I arrived in Istanbul on id al-fitr, the last day of Ramadan. Since Ramadan is a month of fasting, I figured I’d be landing in time for the biggest party of the year. Not so. The feast day, called Little Bayram here, is a time to make respectful visits to distant relatives, and feasting is strictly optional.

Greater Bayram (in Arabic, Id al-adha, Feast day of Sacrifice) will be at the end of November this year and sounds much more exciting. It involves slaughtering sheep. Unfortunately, I risk being disowned if I don’t go home for Thanksgiving, though now that I think of it, my brother Robert might be up for a ritual sheep slaying…

Istanbul is more religious than I thought it would be.
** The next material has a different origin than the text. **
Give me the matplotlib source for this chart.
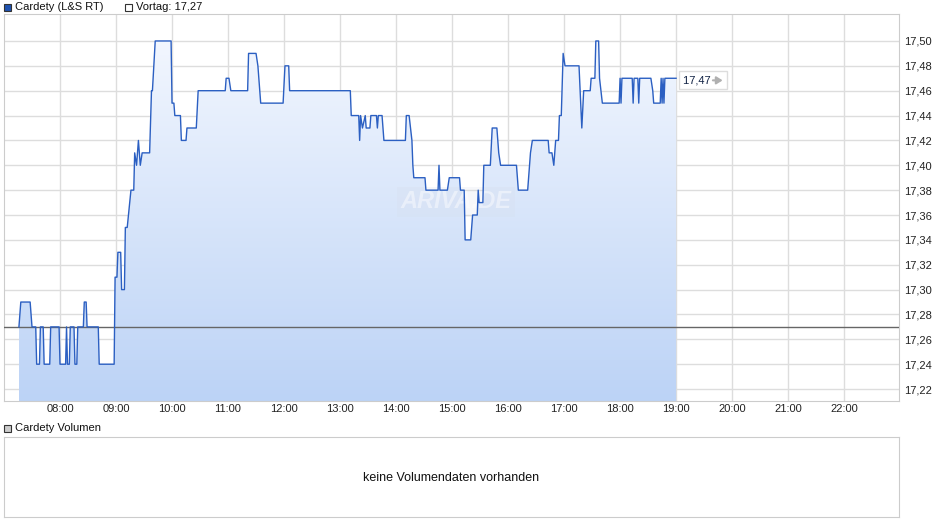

Lots of women are covered up – more by far than there were fifty or even twenty years ago, according to my host’s mother. My host is my brother’s friend’s ex-boyfriend’s friend. He grew up in Turkey but went to the US for college, which gives him peculiar bicultural tastes. He hates beer but he likes Family Guy. He expects his Mom to cook at home but he’ll cook to impress an American girl (a Turkish girl would consider a man cooking for a woman heresy). Like a European man, he knows how to dress; like an American he thinks it’s ok to wear sweatpants in public.

No matter where I go in the city, the call to prayer stops me in my tracks five times a day. It doesn’t seem to cast the same spell over the Istanbul natives, which is understandable as they’ve heard it every day of their lives. I wonder if I’ll live in this city long enough for the call to lose its exoticism. I hope so.